Harry Bailey

Personal information
- Full name: William Henry Bailey
- Date of birth: 2 October 1870
- Place of birth: Melton Mowbray, Leicestershire, England
- Date of death: 19 October 1930 (aged 60)
- Place of death: Melton Mowbray, Leicestershire, England
- Position: Left back

Senior career*
- Years: Team / Apps / (Gls)
- Melton Rovers
- Melton Town
- Birmingham St. Georges
- Melton Rovers
- 1884–1899: Leicester Fosse / 108 / (0)

= Harry Bailey (footballer) =

English footballer and cricketer

William Henry Bailey (2 October 1870 – 19 October 1930) was an English cricketer, batting right-handed, an association football left back, and latterly a pub landlord. He was born at Melton Mowbray, Leicestershire, and has been dubbed "one of Victorian Leicester's sporting super stars"

==Football==
Bailey was a professional footballer who played for Leicester Fosse as a full-back.
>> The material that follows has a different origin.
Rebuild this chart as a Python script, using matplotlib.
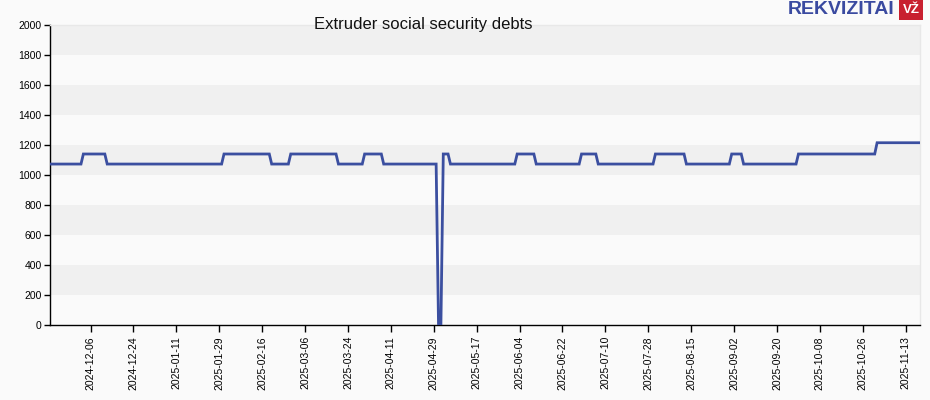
import pandas as pd
import matplotlib
matplotlib.use("Agg")
from matplotlib import pyplot as plt
import matplotlib.dates as mdates

plt.rcParams['font.family'] = ['Liberation Sans', 'DejaVu Sans']

# change points: value holds from this date until the next one
change_dates = ["2024-11-19", "2024-12-03", "2024-12-13", "2025-01-31", "2025-02-20",
                "2025-02-28", "2025-03-20", "2025-03-31", "2025-04-08", "2025-05-01",
                "2025-05-03", "2025-05-06", "2025-06-03", "2025-06-11", "2025-06-30",
                "2025-07-07", "2025-07-31", "2025-08-13", "2025-09-01", "2025-09-06",
                "2025-09-29", "2025-11-01"]
change_values = [1073, 1140, 1073, 1140, 1073,
                 1140, 1073, 1140, 1073, 0,
                 1140, 1073, 1140, 1073, 1140,
                 1073, 1140, 1073, 1140, 1073,
                 1140, 1215]
end_date = "2025-11-19"

tick_dates = ["2024-12-06", "2024-12-24", "2025-01-11", "2025-01-29", "2025-02-16",
              "2025-03-06", "2025-03-24", "2025-04-11", "2025-04-29", "2025-05-17",
              "2025-06-04", "2025-06-22", "2025-07-10", "2025-07-28", "2025-08-15",
              "2025-09-02", "2025-09-20", "2025-10-08", "2025-10-26", "2025-11-13"]

# each level is held until the day before the next change, so steps slope over one day
starts = pd.to_datetime(change_dates)
ends = list(starts[1:] - pd.Timedelta(days=1)) + [pd.Timestamp(end_date)]
xs, ys = [], []
for s, e, v in zip(starts, ends, change_values):
    xs += [s, e]
    ys += [v, v]

fig = plt.figure(figsize=(9.3, 4.0), dpi=100, facecolor="#fafafa")
ax = fig.add_axes([50 / 930, 75 / 400, 870 / 930, 300 / 400])
ax.set_facecolor("#fafafa")

for lo in range(200, 2000, 400):
    ax.axhspan(lo, lo + 200, color="#f0f0f0", lw=0, zorder=0)

ax.plot(xs, ys, color="#3b4fa0", lw=2.0, solid_joinstyle="miter", zorder=3)

ax.set_xlim(pd.Timestamp("2024-11-19"), pd.Timestamp(end_date))
ax.set_ylim(0, 2000)
ax.set_yticks(range(0, 2001, 200))
ax.set_xticks(pd.to_datetime(tick_dates))
ax.xaxis.set_major_formatter(mdates.DateFormatter("%Y-%m-%d"))
ax.tick_params(axis="x", labelrotation=90, labelsize=7.5, length=5, width=1, pad=3)
ax.tick_params(axis="y", labelsize=7.5, length=4, width=1, pad=2)

for side in ("top", "right"):
    ax.spines[side].set_color("#e8e8e8")
    ax.spines[side].set_linewidth(1)
for side in ("left", "bottom"):
    ax.spines[side].set_color("black")
    ax.spines[side].set_linewidth(1)

fig.text(423 / 930, 1 - 24 / 400, "Extruder social security debts",
         ha="center", va="center", fontsize=12, color="#111111")

# logo
fig.text(894 / 930, 1 - 10 / 400, "REKVIZITAI", ha="right", va="center",
         fontsize=14, fontweight="bold", color="#3a4aa0")
fig.text(911 / 930, 1 - 10 / 400, "VŽ", ha="center", va="center", fontsize=9.5,
         fontweight="bold", color="white",
         bbox=dict(boxstyle="square,pad=0.3", fc="#c8202f", ec="none"))

fig.savefig("out.png", dpi=100, facecolor=fig.get_facecolor())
He played in the club's first ever games in both the Midlands' League and the Football League, he was the first player to reach 100 appearances for the club and also scored the Fosse's first ever penalty.

==Cricket==
Bailey made two first-class appearances for Leicestershire in the 1896 County Championship against Lancashire at Aigburth, Liverpool, and Derbyshire at Grace Road, Leicester. He scored 49 runs in his two matches, at an average of 12.25, with a high score of 15.

After his sporting career he became a pub landlord, of the Full Moon in Russel Square in Leicester. He died at the place of his birth on 19 October 1930.